* **EXERCISE INSTRUCTIONS**
Give the number of lines in the data that contain "with", and nothing more.
● ● ● ● ● ● ●
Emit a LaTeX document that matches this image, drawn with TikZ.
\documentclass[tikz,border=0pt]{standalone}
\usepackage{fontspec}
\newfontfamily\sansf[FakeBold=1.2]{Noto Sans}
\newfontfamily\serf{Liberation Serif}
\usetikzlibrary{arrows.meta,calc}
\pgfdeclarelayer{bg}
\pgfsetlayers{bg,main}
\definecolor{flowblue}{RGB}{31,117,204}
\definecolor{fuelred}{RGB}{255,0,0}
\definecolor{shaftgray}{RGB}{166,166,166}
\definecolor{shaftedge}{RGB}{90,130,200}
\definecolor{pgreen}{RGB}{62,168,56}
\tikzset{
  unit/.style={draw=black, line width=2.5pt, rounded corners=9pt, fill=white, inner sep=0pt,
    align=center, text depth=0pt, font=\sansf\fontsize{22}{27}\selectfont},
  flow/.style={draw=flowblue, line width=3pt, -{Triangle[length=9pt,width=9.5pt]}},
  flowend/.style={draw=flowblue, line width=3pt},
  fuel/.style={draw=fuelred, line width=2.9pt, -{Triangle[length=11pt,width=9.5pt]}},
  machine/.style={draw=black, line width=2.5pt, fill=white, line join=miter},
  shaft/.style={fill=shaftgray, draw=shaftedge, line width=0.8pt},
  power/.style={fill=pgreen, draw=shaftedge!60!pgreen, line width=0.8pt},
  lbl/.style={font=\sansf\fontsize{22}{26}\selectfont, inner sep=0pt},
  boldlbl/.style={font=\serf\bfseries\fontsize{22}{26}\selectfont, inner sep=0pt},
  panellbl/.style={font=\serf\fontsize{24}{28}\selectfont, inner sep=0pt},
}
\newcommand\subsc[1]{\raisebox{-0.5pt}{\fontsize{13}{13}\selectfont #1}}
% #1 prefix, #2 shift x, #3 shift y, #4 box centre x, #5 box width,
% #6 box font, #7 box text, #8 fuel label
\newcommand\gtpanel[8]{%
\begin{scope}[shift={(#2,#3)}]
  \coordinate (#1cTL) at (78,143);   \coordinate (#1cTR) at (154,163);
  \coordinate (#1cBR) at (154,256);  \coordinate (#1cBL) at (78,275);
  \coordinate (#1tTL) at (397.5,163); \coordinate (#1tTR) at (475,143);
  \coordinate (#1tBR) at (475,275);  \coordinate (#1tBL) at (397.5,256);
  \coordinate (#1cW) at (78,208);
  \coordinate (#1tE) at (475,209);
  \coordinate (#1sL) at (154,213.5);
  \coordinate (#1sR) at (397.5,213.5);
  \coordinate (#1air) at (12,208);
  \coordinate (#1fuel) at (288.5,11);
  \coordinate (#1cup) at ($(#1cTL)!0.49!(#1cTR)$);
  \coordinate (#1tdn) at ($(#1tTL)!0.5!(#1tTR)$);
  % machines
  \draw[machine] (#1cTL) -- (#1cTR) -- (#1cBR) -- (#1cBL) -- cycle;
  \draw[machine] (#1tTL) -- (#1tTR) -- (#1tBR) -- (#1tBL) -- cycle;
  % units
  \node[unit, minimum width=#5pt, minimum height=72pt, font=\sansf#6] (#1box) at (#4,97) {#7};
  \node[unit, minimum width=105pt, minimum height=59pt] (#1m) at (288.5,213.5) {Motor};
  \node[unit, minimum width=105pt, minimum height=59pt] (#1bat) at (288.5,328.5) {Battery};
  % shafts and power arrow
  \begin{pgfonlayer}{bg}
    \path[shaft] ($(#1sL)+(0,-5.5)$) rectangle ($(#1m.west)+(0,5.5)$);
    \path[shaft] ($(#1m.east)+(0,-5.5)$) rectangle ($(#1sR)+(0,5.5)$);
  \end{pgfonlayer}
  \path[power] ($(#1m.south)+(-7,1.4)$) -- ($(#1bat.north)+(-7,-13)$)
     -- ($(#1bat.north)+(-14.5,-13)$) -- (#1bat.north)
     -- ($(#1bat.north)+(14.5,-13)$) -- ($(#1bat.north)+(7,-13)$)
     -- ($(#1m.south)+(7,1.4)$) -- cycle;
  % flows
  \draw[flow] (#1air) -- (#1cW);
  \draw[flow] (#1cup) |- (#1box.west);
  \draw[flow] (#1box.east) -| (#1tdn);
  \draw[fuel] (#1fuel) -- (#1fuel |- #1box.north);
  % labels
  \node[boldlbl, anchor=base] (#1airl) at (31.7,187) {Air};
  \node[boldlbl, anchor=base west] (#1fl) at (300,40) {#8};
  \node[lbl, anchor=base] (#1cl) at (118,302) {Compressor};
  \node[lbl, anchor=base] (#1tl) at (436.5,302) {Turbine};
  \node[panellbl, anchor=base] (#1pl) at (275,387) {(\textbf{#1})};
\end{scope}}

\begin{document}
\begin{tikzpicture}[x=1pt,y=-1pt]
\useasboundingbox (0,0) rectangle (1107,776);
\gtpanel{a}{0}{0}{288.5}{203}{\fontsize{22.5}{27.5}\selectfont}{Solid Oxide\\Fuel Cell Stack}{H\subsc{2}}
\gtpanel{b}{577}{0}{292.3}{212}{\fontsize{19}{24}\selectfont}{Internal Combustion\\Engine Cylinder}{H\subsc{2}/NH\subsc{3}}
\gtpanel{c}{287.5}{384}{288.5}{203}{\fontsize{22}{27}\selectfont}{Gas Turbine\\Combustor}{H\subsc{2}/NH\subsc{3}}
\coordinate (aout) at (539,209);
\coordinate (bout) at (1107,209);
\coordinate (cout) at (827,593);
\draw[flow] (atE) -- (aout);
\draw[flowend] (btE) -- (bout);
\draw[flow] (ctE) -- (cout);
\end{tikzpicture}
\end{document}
● ● ● ● ● ● ●
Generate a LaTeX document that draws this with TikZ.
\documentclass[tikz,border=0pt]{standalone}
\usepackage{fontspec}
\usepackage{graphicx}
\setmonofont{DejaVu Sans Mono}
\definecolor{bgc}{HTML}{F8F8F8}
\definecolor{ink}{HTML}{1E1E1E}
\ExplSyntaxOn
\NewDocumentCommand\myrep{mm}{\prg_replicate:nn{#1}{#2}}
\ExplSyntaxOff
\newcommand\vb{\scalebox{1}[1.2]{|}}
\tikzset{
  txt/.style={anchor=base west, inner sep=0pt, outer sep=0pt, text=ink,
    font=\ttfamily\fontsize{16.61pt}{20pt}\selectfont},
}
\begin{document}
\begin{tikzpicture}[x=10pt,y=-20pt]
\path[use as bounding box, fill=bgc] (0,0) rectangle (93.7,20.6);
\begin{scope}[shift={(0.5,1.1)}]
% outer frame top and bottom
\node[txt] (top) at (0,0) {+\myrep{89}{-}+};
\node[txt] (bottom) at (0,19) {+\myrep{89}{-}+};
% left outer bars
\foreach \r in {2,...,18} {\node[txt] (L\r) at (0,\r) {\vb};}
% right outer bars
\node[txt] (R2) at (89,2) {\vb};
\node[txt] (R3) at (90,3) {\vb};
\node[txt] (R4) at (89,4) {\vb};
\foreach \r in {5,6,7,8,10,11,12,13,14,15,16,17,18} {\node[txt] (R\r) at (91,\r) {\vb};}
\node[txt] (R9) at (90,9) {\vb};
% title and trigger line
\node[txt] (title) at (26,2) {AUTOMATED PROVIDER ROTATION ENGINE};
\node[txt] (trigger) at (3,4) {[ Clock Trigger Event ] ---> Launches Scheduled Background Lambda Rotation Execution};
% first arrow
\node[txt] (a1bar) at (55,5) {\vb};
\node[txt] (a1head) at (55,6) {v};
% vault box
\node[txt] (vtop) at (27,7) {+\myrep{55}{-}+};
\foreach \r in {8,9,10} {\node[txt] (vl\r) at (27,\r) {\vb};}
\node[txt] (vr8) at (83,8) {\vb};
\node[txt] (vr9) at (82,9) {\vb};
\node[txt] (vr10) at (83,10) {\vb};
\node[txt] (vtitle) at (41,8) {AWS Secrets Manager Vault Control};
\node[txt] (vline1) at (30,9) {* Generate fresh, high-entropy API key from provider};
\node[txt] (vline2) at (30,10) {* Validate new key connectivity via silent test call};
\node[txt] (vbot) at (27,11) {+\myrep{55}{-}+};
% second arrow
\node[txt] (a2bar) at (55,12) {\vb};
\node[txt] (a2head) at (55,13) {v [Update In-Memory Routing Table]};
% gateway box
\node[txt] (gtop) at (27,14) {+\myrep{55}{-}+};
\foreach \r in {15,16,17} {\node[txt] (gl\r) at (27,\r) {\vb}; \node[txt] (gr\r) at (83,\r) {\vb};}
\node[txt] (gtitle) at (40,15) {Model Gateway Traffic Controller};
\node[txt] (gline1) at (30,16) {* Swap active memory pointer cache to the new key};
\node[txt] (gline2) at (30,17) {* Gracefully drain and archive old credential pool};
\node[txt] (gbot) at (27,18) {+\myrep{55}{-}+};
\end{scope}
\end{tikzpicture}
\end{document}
● ● ● ● ● ● ●
* **OUTPUT BELOW**
2